There’s a new brewery in town, and it delivers - though don’t expect lagers or ales to start showing up at your door. This startup bottles lively teas that are, in fact, alive.
Rachelle Rahn founded Duluth Kombucha this spring after she started brewing the fermented tea for herself, and she’s since sold gallons of the stuff using only social media and word of mouth.
“I’m such a DIYer,” said the 24-year-old. “I’m always curious about how things are made.”
For those curious about how this thing is made: Kombucha is a mix of tea and sugar feeding a SCOBY, or symbiotic combination of bacteria and yeast. The SCOBY is like a sourdough starter, and new batches use parts of it to lend probiotics to the tea, plus a trace of alcohol and carbonation. It’s often flavored, and in Rahn’s case, it’s always flavored with different combinations of whole fruits and vegetables.
“I haven’t repeated any flavors yet,” she said.
That’s over the course of thousands of ounces brewed in small batches that have all sold out, without a website or storefront to speak of.
“About 90 percent of business is over Instagram and word of mouth,” Rahn said. “I also have a Facebook page.”
Rahn will post available flavors, such as watermelon-lavender and beet-apple-turmeric, that customers can order in 16-ounce labeled bottles or 64-ounce growlers - the glass coming from a homebrew supplier and the labels made locally as well.
“I just feel that’s really important, keeping it local,” she said.
Though she’s been offered the Zeitgeist Arts Cafe kitchen to brew her teas, most of her work is done at home in a process she says “looks like something out of a sci-fi movie,” with colorful jars full of floating SCOBY colonies.
Because Duluth Kombucha falls under cottage-industry laws, Rahn has to sell directly to consumers despite interest in getting it on tap locally. While she’s got big plans for the business, she’s all right with biding her time and letting things line up before growing too fast.
“I’m still working on trying not to put the cart before the horse,” she said.
Born for business
When she was very young, growing up in Arizona, Rahn would pick flowers from the side of the road and sell bouquets. When she was still in high school, she got her first college degree.
The entrepreneurial spirit is strong in this one.
“I always felt the need to go into business on my own; I always felt like an entrepreneur,” she said.
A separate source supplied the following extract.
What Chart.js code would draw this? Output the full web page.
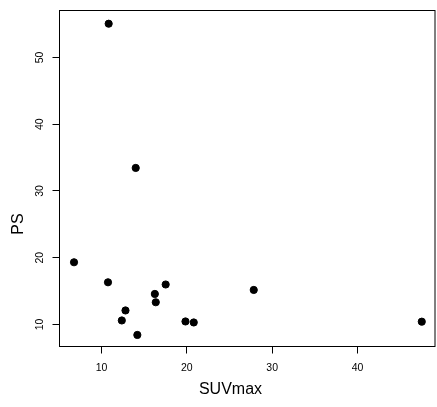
<!DOCTYPE html>
<html>
<head>
<meta charset="utf-8">
<script src="https://cdn.jsdelivr.net/npm/chart.js@4/dist/chart.umd.min.js"></script>
<style>
  html, body { margin: 0; padding: 0; background: #ffffff; }
  #wrap { width: 437px; height: 407px; }
</style>
</head>
<body>
<div id="wrap"><canvas id="plot" width="437" height="407"></canvas></div>
<script>
// Observations: SUVmax against PS
const suvMax = [10.84, 14.01, 6.78, 10.76, 12.81, 12.38, 14.20, 16.25, 16.36, 17.52, 19.84, 20.81, 27.84, 47.53];
const ps     = [55.06, 33.45, 19.32, 16.32, 12.10, 10.60, 8.43, 14.57, 13.33, 15.99, 10.45, 10.30, 15.17, 10.42];

// Axis ticks and ranges
const xTicks = [10, 20, 30, 40];
const yTicks = [10, 20, 30, 40, 50];
const xRange = [5.078, 49.08];
const yRange = [6.70, 57.04];

const xTitle = 'SUVmax';
const yTitle = 'PS';

const FONT = '"Liberation Sans", Arial, Helvetica, sans-serif';

const points = suvMax.map((x, i) => ({ x: x, y: ps[i] }));

// Frame around the plotting region plus the axis titles
const framePlugin = {
  id: 'frame',
  afterDraw(chart) {
    const { ctx, chartArea: a } = chart;
    ctx.save();
    ctx.strokeStyle = '#000000';
    ctx.lineWidth = 1;
    ctx.strokeRect(a.left, a.top, a.right - a.left, a.bottom - a.top);

    ctx.fillStyle = '#000000';
    ctx.font = '16px ' + FONT;
    ctx.textAlign = 'center';
    ctx.textBaseline = 'alphabetic';
    ctx.fillText(xTitle, 230.5, 394);

    ctx.translate(23.3, 224);
    ctx.rotate(-Math.PI / 2);
    ctx.fillText(yTitle, 0, 0);
    ctx.restore();
  }
};

// Fixed axis sizes, no extra label overhang padding
function fixSize(prop, value) {
  return function (scale) {
    scale[prop] = value;
    scale.paddingLeft = 0;
    scale.paddingRight = 0;
    scale.paddingTop = 0;
    scale.paddingBottom = 0;
  };
}

const tickStyle = {
  display: true,
  drawOnChartArea: false,
  drawTicks: true,
  tickLength: 7,
  color: '#000000',
  lineWidth: 1
};

new Chart(document.getElementById('plot'), {
  type: 'scatter',
  data: {
    datasets: [{
      data: points,
      backgroundColor: '#000000',
      borderColor: '#000000',
      borderWidth: 1,
      pointRadius: 3.6,
      pointHoverRadius: 3.6
    }]
  },
  options: {
    responsive: false,
    animation: false,
    events: [],
    layout: { autoPadding: false, padding: { top: 10.5, right: 2, left: 0, bottom: 0 } },
    plugins: {
      legend: { display: false },
      tooltip: { enabled: false }
    },
    scales: {
      x: {
        type: 'linear',
        position: 'bottom',
        min: xRange[0],
        max: xRange[1],
        afterBuildTicks(scale) { scale.ticks = xTicks.map(v => ({ value: v })); },
        afterFit: fixSize('height', 60.5),
        grid: tickStyle,
        border: { display: false },
        ticks: {
          color: '#000000',
          padding: 8,
          maxRotation: 0,
          minRotation: 0,
          font: { family: FONT, size: 10.5 }
        }
      },
      y: {
        type: 'linear',
        position: 'left',
        min: yRange[0],
        max: yRange[1],
        afterBuildTicks(scale) { scale.ticks = yTicks.map(v => ({ value: v })); },
        afterFit: fixSize('width', 59.5),
        grid: tickStyle,
        border: { display: false },
        ticks: {
          color: '#000000',
          padding: 6.5,
          minRotation: 90,
          maxRotation: 90,
          crossAlign: 'center',
          font: { family: FONT, size: 10.5 }
        }
      }
    }
  },
  plugins: [framePlugin]
});
</script>
</body>
</html>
After coming to Duluth for school and getting her second degree in 2012, Rahn worked for Verizon for a bit, but the corporate atmosphere wasn’t the right fit. She was a personal trainer for a while, but that didn’t feel right either.
Now Rahn works at Duluth Grill and Zeitgeist, and owns rental properties in addition to her kombucha business that can see her up at 6 a.m. and asleep as late as midnight. She doesn’t mind, she said, since she’s finally found a long-term outlet for her creativity and business sense.
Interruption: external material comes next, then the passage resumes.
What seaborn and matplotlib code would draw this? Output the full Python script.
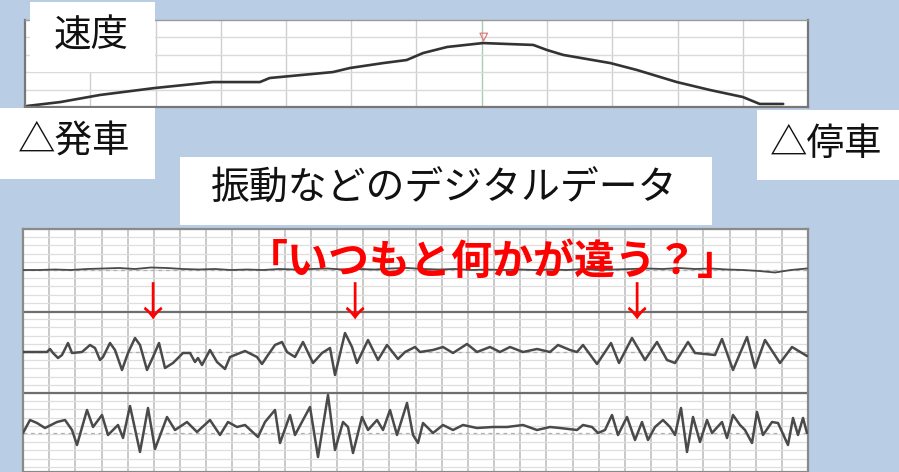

Kombucha also aligns with her sense for health and wholesomeness, which is what got her into brewing in the first place.
Two years ago Rahn was sick, and her boyfriend said maybe this funky fermented tea would help.
“Oh yeah I’m already doing that,” she remembers saying, though she had yet to take the dive. When she actually tried it, she was hooked.
“I started feeling better and drinking it more,” she said.
The jury’s still out as to verifiable health benefits as no clinical trials have been performed, though that hasn’t stopped the industry from exploding in recent years as more and more startups are lining up to compete with the leading Millenium Products Inc., which sells GT’s organic kombucha. A MicroMarket Monitor report last year said the kombucha industry could be worth $1.8 billion by 2020.
Bottles of Duluth Kombucha could someday be a big part of that, even if it’s just a drop in the bucket today.
It might not be long before this Instagram-based business finds its way into a storefront, as Rahn has dreams of opening a tap room to pour her brews and hiring a few employees.
“OMC Smokehouse wants me to be right next to them,” Rahn said of the planned Lincoln Park restaurant owned by Duluth Grill’s founders.
She’d love to be part of the greater effort to revitalize the neighborhood, though with OMC just getting started on its construction and nothing in writing yet, Duluth Kombucha won’t be moving in overnight.
While ramping up to production-level brewing at a storefront will increase availability and reliability - not to mention revenue - it could take out some of the fun.
“I really enjoy doing small batches,” Rahn said. “If something goes wrong I know it.”
She’s tweaked her recipe in the past after customer feedback to tone down the carbonation; her recent Popeye concoction made with green veggies and fruits had just a subtle effervescence and much less of the vinegar punch that comes with commercial brews.
No doubt she’ll continue refining her recipes for customers as the business moves from jars in a kitchen to tanks in a taproom. So though Rahn is brewing her own way, the input from the community makes Duluth Kombucha Duluth’s kombucha.